STATED EXERCISE: Print the lines starting at the line containing "Reproduce this chart with Bokeh." and ending at the line containing "p.outline_line_width = 1.2", exactly and in full, without the pictures.

Records
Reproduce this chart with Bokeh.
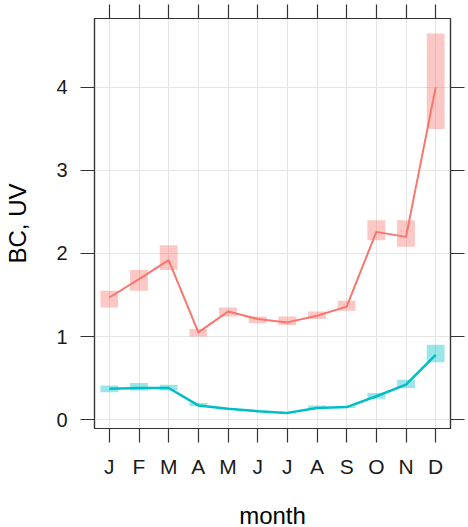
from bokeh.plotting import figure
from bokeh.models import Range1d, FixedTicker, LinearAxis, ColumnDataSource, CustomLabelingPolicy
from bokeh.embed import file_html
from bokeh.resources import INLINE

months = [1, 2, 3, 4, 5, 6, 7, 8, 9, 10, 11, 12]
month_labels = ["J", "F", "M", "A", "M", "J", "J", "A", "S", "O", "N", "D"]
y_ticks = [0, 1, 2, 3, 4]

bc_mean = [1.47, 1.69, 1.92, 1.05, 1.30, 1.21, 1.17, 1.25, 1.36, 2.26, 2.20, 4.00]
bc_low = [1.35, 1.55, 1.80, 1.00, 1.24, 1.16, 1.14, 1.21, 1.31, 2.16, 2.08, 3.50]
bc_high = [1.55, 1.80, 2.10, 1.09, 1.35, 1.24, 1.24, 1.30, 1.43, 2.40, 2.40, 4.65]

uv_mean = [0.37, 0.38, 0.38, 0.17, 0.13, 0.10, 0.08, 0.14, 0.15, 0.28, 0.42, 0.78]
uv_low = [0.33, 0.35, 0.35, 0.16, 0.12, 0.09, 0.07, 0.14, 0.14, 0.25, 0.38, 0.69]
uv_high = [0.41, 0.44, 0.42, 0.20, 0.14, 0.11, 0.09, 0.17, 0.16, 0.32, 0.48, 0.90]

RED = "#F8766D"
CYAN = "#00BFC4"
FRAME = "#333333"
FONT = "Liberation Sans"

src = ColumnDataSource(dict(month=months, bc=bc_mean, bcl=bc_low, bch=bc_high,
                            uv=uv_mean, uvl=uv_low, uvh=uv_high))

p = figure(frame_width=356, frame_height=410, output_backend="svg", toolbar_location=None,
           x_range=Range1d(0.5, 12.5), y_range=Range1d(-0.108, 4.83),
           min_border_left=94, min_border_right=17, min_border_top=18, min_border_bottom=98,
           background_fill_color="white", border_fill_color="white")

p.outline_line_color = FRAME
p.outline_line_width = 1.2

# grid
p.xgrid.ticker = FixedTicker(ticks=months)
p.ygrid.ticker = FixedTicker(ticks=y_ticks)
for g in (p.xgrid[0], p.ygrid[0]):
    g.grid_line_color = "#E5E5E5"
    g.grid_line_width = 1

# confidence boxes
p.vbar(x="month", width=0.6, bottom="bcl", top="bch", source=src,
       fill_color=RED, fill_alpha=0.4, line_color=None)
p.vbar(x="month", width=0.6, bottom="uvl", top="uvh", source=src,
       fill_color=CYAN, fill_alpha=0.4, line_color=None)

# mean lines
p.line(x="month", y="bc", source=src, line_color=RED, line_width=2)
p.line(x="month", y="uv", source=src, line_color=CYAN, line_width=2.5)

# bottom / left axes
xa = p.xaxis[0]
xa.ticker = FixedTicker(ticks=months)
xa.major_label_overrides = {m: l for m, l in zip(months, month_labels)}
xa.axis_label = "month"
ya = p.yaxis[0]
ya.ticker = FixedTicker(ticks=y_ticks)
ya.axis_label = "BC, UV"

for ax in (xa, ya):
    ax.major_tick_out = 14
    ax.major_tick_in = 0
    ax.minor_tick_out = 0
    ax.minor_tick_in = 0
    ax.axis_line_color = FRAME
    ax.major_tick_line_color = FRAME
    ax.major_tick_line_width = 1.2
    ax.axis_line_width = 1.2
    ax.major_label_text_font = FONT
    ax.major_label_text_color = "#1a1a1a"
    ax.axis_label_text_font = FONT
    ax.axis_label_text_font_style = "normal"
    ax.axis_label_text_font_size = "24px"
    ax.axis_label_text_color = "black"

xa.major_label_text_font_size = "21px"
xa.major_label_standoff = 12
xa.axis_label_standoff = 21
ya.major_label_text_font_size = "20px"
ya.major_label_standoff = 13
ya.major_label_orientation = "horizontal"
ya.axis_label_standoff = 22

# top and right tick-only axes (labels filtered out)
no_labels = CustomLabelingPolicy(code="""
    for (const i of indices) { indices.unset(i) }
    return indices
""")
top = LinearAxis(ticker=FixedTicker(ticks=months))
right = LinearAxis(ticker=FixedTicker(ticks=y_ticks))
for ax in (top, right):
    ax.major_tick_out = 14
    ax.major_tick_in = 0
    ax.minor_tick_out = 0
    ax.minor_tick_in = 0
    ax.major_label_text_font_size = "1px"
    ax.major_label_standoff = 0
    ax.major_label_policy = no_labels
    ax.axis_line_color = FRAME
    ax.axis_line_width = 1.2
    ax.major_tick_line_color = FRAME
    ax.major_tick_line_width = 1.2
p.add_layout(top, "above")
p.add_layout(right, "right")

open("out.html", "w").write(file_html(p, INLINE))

...

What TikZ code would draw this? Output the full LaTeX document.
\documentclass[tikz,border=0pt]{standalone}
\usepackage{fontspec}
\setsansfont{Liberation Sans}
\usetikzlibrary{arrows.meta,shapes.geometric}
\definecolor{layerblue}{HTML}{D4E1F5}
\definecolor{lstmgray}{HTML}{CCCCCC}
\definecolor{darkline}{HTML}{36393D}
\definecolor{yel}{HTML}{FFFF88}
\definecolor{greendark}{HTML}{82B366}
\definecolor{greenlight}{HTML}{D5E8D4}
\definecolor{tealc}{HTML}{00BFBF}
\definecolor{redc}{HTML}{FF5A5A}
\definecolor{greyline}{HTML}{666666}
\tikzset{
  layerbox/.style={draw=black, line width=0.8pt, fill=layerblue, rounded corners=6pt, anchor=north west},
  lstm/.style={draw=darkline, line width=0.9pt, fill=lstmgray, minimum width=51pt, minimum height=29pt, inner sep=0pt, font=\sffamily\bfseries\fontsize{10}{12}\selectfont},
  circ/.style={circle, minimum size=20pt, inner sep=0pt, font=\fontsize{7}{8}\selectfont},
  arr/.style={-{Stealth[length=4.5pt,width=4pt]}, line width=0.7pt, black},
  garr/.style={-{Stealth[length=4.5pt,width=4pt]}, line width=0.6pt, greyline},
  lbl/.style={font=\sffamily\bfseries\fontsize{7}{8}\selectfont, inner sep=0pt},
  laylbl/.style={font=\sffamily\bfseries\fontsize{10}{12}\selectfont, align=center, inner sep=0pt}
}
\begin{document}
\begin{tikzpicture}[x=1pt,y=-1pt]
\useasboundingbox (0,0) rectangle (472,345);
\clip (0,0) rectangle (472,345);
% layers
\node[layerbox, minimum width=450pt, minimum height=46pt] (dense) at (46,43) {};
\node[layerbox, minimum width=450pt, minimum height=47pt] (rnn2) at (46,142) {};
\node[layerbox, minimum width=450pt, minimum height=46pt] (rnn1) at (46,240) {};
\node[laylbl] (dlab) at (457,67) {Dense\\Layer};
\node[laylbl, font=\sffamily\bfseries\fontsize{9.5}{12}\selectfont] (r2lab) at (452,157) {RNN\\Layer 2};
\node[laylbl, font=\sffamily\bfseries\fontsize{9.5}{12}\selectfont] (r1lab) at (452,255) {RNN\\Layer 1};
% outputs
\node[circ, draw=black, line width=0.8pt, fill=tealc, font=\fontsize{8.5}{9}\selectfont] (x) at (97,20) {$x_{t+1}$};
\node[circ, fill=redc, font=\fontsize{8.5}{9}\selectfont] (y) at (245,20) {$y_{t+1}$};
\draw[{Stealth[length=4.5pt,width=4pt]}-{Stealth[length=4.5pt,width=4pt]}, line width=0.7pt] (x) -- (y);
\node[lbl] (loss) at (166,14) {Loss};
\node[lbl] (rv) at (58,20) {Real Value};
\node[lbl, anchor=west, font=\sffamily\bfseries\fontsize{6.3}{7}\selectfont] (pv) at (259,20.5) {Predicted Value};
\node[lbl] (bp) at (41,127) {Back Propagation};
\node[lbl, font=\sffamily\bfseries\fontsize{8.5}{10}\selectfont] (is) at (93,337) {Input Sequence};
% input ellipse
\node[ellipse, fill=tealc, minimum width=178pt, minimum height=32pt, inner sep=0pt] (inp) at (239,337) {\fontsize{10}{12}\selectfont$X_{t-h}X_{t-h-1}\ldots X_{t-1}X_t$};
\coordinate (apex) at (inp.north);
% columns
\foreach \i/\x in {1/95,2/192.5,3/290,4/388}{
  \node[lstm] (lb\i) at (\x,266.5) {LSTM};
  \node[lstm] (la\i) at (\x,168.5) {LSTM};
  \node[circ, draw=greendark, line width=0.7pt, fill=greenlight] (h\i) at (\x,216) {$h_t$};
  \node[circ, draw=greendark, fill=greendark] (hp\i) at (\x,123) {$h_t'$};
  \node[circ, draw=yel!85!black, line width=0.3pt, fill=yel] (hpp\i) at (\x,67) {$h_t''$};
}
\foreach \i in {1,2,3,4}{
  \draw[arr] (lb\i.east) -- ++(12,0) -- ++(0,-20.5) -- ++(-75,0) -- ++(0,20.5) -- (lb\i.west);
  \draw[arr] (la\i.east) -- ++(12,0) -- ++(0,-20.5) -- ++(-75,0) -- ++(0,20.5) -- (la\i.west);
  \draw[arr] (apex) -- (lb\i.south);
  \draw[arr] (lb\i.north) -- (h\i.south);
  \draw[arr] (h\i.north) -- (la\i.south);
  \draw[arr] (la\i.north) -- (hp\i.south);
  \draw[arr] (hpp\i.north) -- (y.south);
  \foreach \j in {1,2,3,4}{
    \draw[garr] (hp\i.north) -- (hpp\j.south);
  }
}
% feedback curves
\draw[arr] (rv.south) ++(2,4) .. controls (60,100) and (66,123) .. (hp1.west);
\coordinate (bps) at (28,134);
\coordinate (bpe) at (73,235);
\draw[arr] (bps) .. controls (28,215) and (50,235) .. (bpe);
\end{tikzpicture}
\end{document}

CORRECT RESPONSE:
Reproduce this chart with Bokeh.
from bokeh.plotting import figure
from bokeh.models import Range1d, FixedTicker, LinearAxis, ColumnDataSource, CustomLabelingPolicy
from bokeh.embed import file_html
from bokeh.resources import INLINE

months = [1, 2, 3, 4, 5, 6, 7, 8, 9, 10, 11, 12]
month_labels = ["J", "F", "M", "A", "M", "J", "J", "A", "S", "O", "N", "D"]
y_ticks = [0, 1, 2, 3, 4]

bc_mean = [1.47, 1.69, 1.92, 1.05, 1.30, 1.21, 1.17, 1.25, 1.36, 2.26, 2.20, 4.00]
bc_low = [1.35, 1.55, 1.80, 1.00, 1.24, 1.16, 1.14, 1.21, 1.31, 2.16, 2.08, 3.50]
bc_high = [1.55, 1.80, 2.10, 1.09, 1.35, 1.24, 1.24, 1.30, 1.43, 2.40, 2.40, 4.65]

uv_mean = [0.37, 0.38, 0.38, 0.17, 0.13, 0.10, 0.08, 0.14, 0.15, 0.28, 0.42, 0.78]
uv_low = [0.33, 0.35, 0.35, 0.16, 0.12, 0.09, 0.07, 0.14, 0.14, 0.25, 0.38, 0.69]
uv_high = [0.41, 0.44, 0.42, 0.20, 0.14, 0.11, 0.09, 0.17, 0.16, 0.32, 0.48, 0.90]

RED = "#F8766D"
CYAN = "#00BFC4"
FRAME = "#333333"
FONT = "Liberation Sans"

src = ColumnDataSource(dict(month=months, bc=bc_mean, bcl=bc_low, bch=bc_high,
                            uv=uv_mean, uvl=uv_low, uvh=uv_high))

p = figure(frame_width=356, frame_height=410, output_backend="svg", toolbar_location=None,
           x_range=Range1d(0.5, 12.5), y_range=Range1d(-0.108, 4.83),
           min_border_left=94, min_border_right=17, min_border_top=18, min_border_bottom=98,
           background_fill_color="white", border_fill_color="white")

p.outline_line_color = FRAME
p.outline_line_width = 1.2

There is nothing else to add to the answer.